Believe in the Numbers

In both business and blackjack, Conexxus keynote Jeff Ma shares an extraordinary tale that proves how data trumps luck and gut feelings every time.

April 26, 2017

ANNAPOLIS, Md. – Jeff Ma gained worldwide recognition as a member of the MIT blackjack team in the mid-1990s, which inspired the best-selling book, “Bringing Down the House” and the film, “21.” Since then, he’s founded multiple business ventures, and most recently, tenXer, an analytics tool designed to optimize employee performance, progress and productivity, which was acquired by Twitter.

As keynote of the 2017 Conexxus Annual Conference, taking place this week in Annapolis, Maryland, Ma shared his story with industry technology stakeholders—from celebrity encounters to being banned from casinos—and highlighted anecdotes from his best-selling business book, “The House Advantage: Playing the Odds to Win Big in Business,” which connect his own experiences at the blackjack table to business analytics and the power of data.

“Everything we do at the blackjack table is 100% objective,” he said, noting that his MIT team was essentially collecting “big data” before it was coined as such. And as a card counter, gut feelings and hunches are removed from the equation. “It’s all about math and data.”

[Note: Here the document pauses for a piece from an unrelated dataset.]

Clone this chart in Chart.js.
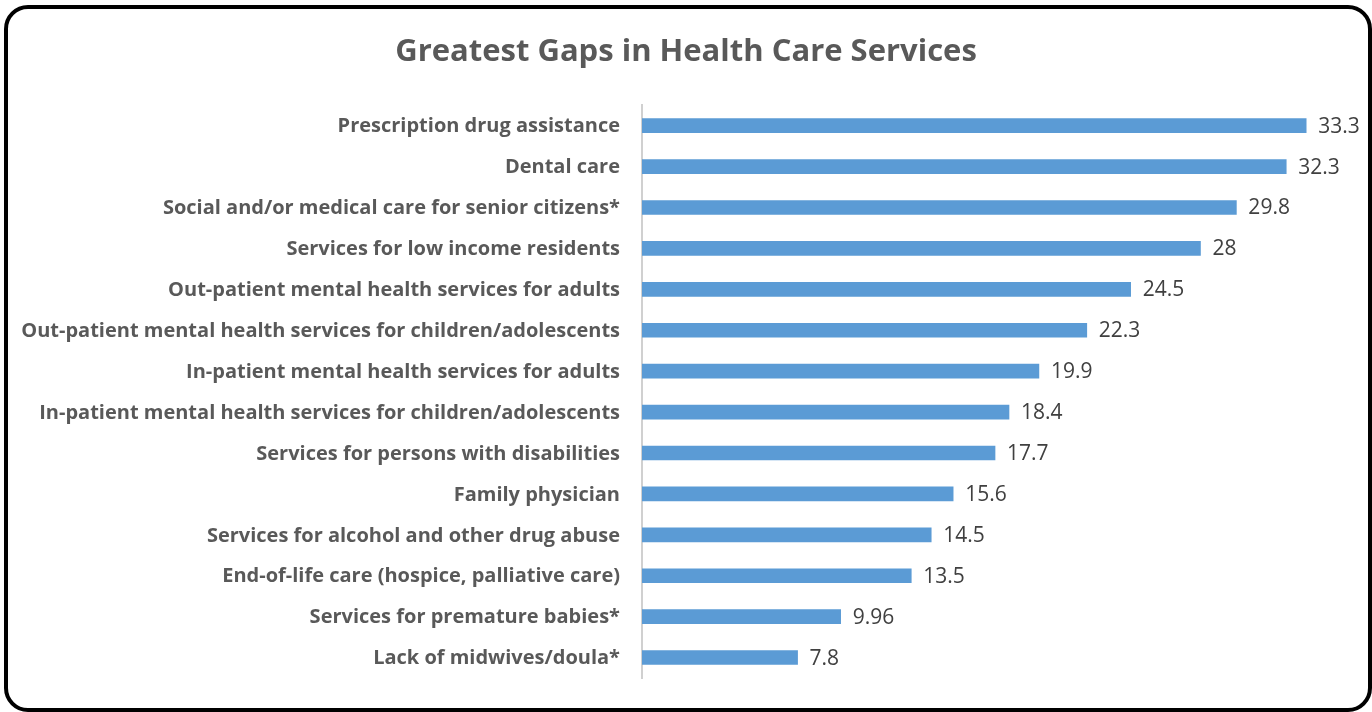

The tables also taught him many lessons that are directly applicable to businesses and industries, and learning how to make better decisions through data and analytics. The first lesson, Ma explained, is basic strategy. “For every hand there is a right answer,” he said, noting that millions of simulations done on hands prove this. However, strategy often starts to falter when the fear of losing kicks in.

This fear, Ma explained, is what’s called the “mistake of omission bias,” where inactivity it favored over action. In the sports world, omission bias kicks in when the stakes are high, the game is on the line and the clock is ticking. Understanding this can help you make challenging decisions,” Ma said. He also shared the fallacy of the “gut” feeling. “You have to use data to make a decision.”

The fourth lesson is understanding the right decision versus the right outcome: the concept of trusting the process. The process is actually more important that the outcome, Ma explained, because data and analytics are applied to every step. “The idea that results drive narratives is incorrect. You have to focus on the process and not the short-term results.”

Ma shared an example from the tables on making better decisions, especially when the data is present. First, he said, “You should never split 10s unless you’re counting cards,” and the rest of the table, including the dealer, won’t want you to split your 10s. As a card counter, Ma has the data to support his decision but most folks will choose otherwise to avoid conflict. This, he explained, is called groupthink. “Get out of the idea of doing things because this is how it’s always been done,” he said. And by not splitting the 10s, Ma said he’d be falling for what’s called loss aversion. “I’m more afraid of losing than wanting to win; it’s when we don’t want to give something up when we think we’ve already won.”

Having the data is just one step of the process, noted Ma, adding that there are three pieces to the analytics component. Data, is of course, at the core. Second, is collecting and investing the data. “You may know right away what to do with that data, but you have to build the data house.” Third, is privacy and doing right by your customers. “Make sure the data you have is being used to benefit the customer experience,” he said.

In closing, Ma encouraged attendees to “believe in the numbers,” to favor action over inaction, get over the fear of losing and focus on the process over results. And above all, stick with it—even when things are tough.

Case in point: When Ma split his 10s the first time, he lost $50,000. Then, he did it again and lost another $50,000. Now $100,000 in the hole, Ma stuck with it. He ended that weekend up $70,000.

The 2017 Conexxus Annual Conference, April 23-27, is the only event that focuses on new technologies and technology standards to improve business processes, reduce costs and increase profitability in the convenience and fuel retailing industry. During this week’s event, business and technical Conexxus committees are meeting to discuss critical technology issues that are changing the way companies in the industry do business. From the latest on data security, to advances in payment technologies, attendees are taking part in the process that creates and sets technology standards.